Give every line again exactly as it appears, please, but not the pictures.
— Begin Data excerpt —
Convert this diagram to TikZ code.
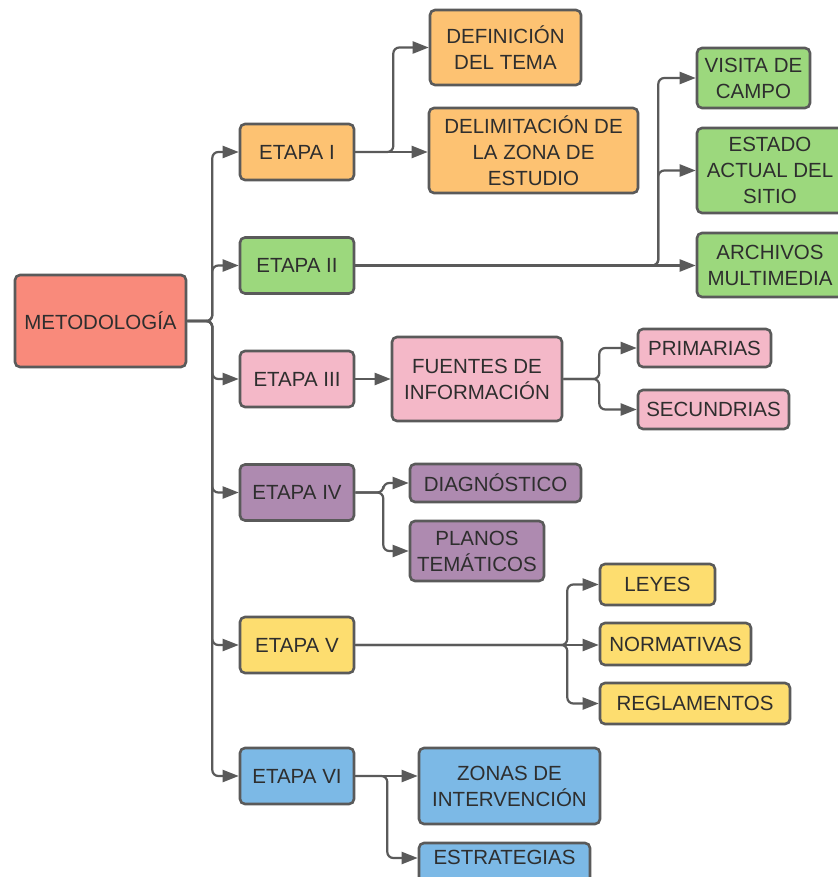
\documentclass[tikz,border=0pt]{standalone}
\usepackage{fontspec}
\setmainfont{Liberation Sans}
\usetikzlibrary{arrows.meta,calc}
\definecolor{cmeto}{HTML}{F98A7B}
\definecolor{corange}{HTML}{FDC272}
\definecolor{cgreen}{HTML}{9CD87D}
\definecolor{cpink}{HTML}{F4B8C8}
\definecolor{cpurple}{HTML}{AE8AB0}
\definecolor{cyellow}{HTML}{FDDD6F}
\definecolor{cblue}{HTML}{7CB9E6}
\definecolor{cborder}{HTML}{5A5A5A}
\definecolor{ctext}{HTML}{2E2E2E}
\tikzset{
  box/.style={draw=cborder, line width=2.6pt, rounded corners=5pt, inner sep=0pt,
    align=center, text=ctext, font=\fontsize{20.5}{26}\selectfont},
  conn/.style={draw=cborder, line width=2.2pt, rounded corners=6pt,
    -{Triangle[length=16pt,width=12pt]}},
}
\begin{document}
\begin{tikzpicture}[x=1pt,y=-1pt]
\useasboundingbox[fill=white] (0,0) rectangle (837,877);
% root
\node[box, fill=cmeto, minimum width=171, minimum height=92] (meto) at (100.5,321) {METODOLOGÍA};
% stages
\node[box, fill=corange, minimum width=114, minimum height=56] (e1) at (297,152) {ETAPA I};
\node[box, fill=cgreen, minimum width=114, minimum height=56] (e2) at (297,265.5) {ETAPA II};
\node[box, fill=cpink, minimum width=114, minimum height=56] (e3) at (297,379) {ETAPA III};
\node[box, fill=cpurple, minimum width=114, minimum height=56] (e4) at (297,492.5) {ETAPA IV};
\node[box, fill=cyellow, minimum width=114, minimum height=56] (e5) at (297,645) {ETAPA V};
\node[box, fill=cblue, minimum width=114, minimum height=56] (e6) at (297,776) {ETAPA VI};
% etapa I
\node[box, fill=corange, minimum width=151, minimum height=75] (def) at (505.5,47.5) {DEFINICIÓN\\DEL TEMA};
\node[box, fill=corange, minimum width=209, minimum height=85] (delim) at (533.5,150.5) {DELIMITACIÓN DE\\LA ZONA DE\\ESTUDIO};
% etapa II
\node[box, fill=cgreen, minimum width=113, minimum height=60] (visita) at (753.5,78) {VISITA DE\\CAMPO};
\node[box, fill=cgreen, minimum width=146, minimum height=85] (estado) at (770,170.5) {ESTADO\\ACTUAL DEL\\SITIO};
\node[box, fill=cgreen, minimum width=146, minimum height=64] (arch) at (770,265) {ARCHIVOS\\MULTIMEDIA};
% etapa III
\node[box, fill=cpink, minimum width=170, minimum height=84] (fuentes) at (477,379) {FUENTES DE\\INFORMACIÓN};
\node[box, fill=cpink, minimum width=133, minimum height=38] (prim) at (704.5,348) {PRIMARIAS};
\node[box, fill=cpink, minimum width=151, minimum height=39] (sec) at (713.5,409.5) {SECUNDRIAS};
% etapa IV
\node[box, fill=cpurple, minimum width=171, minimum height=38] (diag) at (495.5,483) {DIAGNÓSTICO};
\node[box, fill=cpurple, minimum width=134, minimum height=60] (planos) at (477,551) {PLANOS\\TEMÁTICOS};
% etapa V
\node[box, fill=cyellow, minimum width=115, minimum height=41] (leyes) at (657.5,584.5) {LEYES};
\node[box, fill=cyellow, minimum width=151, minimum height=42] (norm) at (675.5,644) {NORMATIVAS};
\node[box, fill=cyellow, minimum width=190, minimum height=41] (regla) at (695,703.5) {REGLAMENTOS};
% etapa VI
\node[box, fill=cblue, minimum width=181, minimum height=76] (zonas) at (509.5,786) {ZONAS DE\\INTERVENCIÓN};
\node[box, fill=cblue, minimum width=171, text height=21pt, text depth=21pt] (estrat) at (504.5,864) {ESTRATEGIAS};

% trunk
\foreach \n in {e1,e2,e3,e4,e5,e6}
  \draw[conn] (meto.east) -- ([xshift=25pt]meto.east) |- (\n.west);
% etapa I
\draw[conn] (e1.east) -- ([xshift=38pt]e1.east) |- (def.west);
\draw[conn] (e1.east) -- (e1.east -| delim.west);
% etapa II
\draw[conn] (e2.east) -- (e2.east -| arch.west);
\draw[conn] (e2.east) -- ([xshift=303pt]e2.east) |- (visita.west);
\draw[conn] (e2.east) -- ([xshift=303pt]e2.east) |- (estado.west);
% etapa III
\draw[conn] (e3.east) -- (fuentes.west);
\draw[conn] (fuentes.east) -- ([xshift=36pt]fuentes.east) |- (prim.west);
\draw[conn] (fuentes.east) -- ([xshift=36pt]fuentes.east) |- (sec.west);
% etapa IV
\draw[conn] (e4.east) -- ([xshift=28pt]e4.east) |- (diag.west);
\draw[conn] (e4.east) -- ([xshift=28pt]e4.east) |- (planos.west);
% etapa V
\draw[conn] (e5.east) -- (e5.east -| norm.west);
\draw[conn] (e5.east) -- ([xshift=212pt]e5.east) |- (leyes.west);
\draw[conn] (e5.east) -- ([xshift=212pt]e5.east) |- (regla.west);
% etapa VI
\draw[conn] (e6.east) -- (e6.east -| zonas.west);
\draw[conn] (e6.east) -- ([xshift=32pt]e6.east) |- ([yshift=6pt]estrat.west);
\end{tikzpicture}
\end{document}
— End Data excerpt —
#### Finished answer:
Convert this diagram to TikZ code.
\documentclass[tikz,border=0pt]{standalone}
\usepackage{fontspec}
\setmainfont{Liberation Sans}
\usetikzlibrary{arrows.meta,calc}
\definecolor{cmeto}{HTML}{F98A7B}
\definecolor{corange}{HTML}{FDC272}
\definecolor{cgreen}{HTML}{9CD87D}
\definecolor{cpink}{HTML}{F4B8C8}
\definecolor{cpurple}{HTML}{AE8AB0}
\definecolor{cyellow}{HTML}{FDDD6F}
\definecolor{cblue}{HTML}{7CB9E6}
\definecolor{cborder}{HTML}{5A5A5A}
\definecolor{ctext}{HTML}{2E2E2E}
\tikzset{
  box/.style={draw=cborder, line width=2.6pt, rounded corners=5pt, inner sep=0pt,
    align=center, text=ctext, font=\fontsize{20.5}{26}\selectfont},
  conn/.style={draw=cborder, line width=2.2pt, rounded corners=6pt,
    -{Triangle[length=16pt,width=12pt]}},
}
\begin{document}
\begin{tikzpicture}[x=1pt,y=-1pt]
\useasboundingbox[fill=white] (0,0) rectangle (837,877);
% root
\node[box, fill=cmeto, minimum width=171, minimum height=92] (meto) at (100.5,321) {METODOLOGÍA};
% stages
\node[box, fill=corange, minimum width=114, minimum height=56] (e1) at (297,152) {ETAPA I};
\node[box, fill=cgreen, minimum width=114, minimum height=56] (e2) at (297,265.5) {ETAPA II};
\node[box, fill=cpink, minimum width=114, minimum height=56] (e3) at (297,379) {ETAPA III};
\node[box, fill=cpurple, minimum width=114, minimum height=56] (e4) at (297,492.5) {ETAPA IV};
\node[box, fill=cyellow, minimum width=114, minimum height=56] (e5) at (297,645) {ETAPA V};
\node[box, fill=cblue, minimum width=114, minimum height=56] (e6) at (297,776) {ETAPA VI};
% etapa I
\node[box, fill=corange, minimum width=151, minimum height=75] (def) at (505.5,47.5) {DEFINICIÓN\\DEL TEMA};
\node[box, fill=corange, minimum width=209, minimum height=85] (delim) at (533.5,150.5) {DELIMITACIÓN DE\\LA ZONA DE\\ESTUDIO};
% etapa II
\node[box, fill=cgreen, minimum width=113, minimum height=60] (visita) at (753.5,78) {VISITA DE\\CAMPO};
\node[box, fill=cgreen, minimum width=146, minimum height=85] (estado) at (770,170.5) {ESTADO\\ACTUAL DEL\\SITIO};
\node[box, fill=cgreen, minimum width=146, minimum height=64] (arch) at (770,265) {ARCHIVOS\\MULTIMEDIA};
% etapa III
\node[box, fill=cpink, minimum width=170, minimum height=84] (fuentes) at (477,379) {FUENTES DE\\INFORMACIÓN};
\node[box, fill=cpink, minimum width=133, minimum height=38] (prim) at (704.5,348) {PRIMARIAS};
\node[box, fill=cpink, minimum width=151, minimum height=39] (sec) at (713.5,409.5) {SECUNDRIAS};
% etapa IV
\node[box, fill=cpurple, minimum width=171, minimum height=38] (diag) at (495.5,483) {DIAGNÓSTICO};
\node[box, fill=cpurple, minimum width=134, minimum height=60] (planos) at (477,551) {PLANOS\\TEMÁTICOS};
% etapa V
\node[box, fill=cyellow, minimum width=115, minimum height=41] (leyes) at (657.5,584.5) {LEYES};
\node[box, fill=cyellow, minimum width=151, minimum height=42] (norm) at (675.5,644) {NORMATIVAS};
\node[box, fill=cyellow, minimum width=190, minimum height=41] (regla) at (695,703.5) {REGLAMENTOS};
% etapa VI
\node[box, fill=cblue, minimum width=181, minimum height=76] (zonas) at (509.5,786) {ZONAS DE\\INTERVENCIÓN};
\node[box, fill=cblue, minimum width=171, text height=21pt, text depth=21pt] (estrat) at (504.5,864) {ESTRATEGIAS};

% trunk
\foreach \n in {e1,e2,e3,e4,e5,e6}
  \draw[conn] (meto.east) -- ([xshift=25pt]meto.east) |- (\n.west);
% etapa I
\draw[conn] (e1.east) -- ([xshift=38pt]e1.east) |- (def.west);
\draw[conn] (e1.east) -- (e1.east -| delim.west);
% etapa II
\draw[conn] (e2.east) -- (e2.east -| arch.west);
\draw[conn] (e2.east) -- ([xshift=303pt]e2.east) |- (visita.west);
\draw[conn] (e2.east) -- ([xshift=303pt]e2.east) |- (estado.west);
% etapa III
\draw[conn] (e3.east) -- (fuentes.west);
\draw[conn] (fuentes.east) -- ([xshift=36pt]fuentes.east) |- (prim.west);
\draw[conn] (fuentes.east) -- ([xshift=36pt]fuentes.east) |- (sec.west);
% etapa IV
\draw[conn] (e4.east) -- ([xshift=28pt]e4.east) |- (diag.west);
\draw[conn] (e4.east) -- ([xshift=28pt]e4.east) |- (planos.west);
% etapa V
\draw[conn] (e5.east) -- (e5.east -| norm.west);
\draw[conn] (e5.east) -- ([xshift=212pt]e5.east) |- (leyes.west);
\draw[conn] (e5.east) -- ([xshift=212pt]e5.east) |- (regla.west);
% etapa VI
\draw[conn] (e6.east) -- (e6.east -| zonas.west);
\draw[conn] (e6.east) -- ([xshift=32pt]e6.east) |- ([yshift=6pt]estrat.west);
\end{tikzpicture}
\end{document}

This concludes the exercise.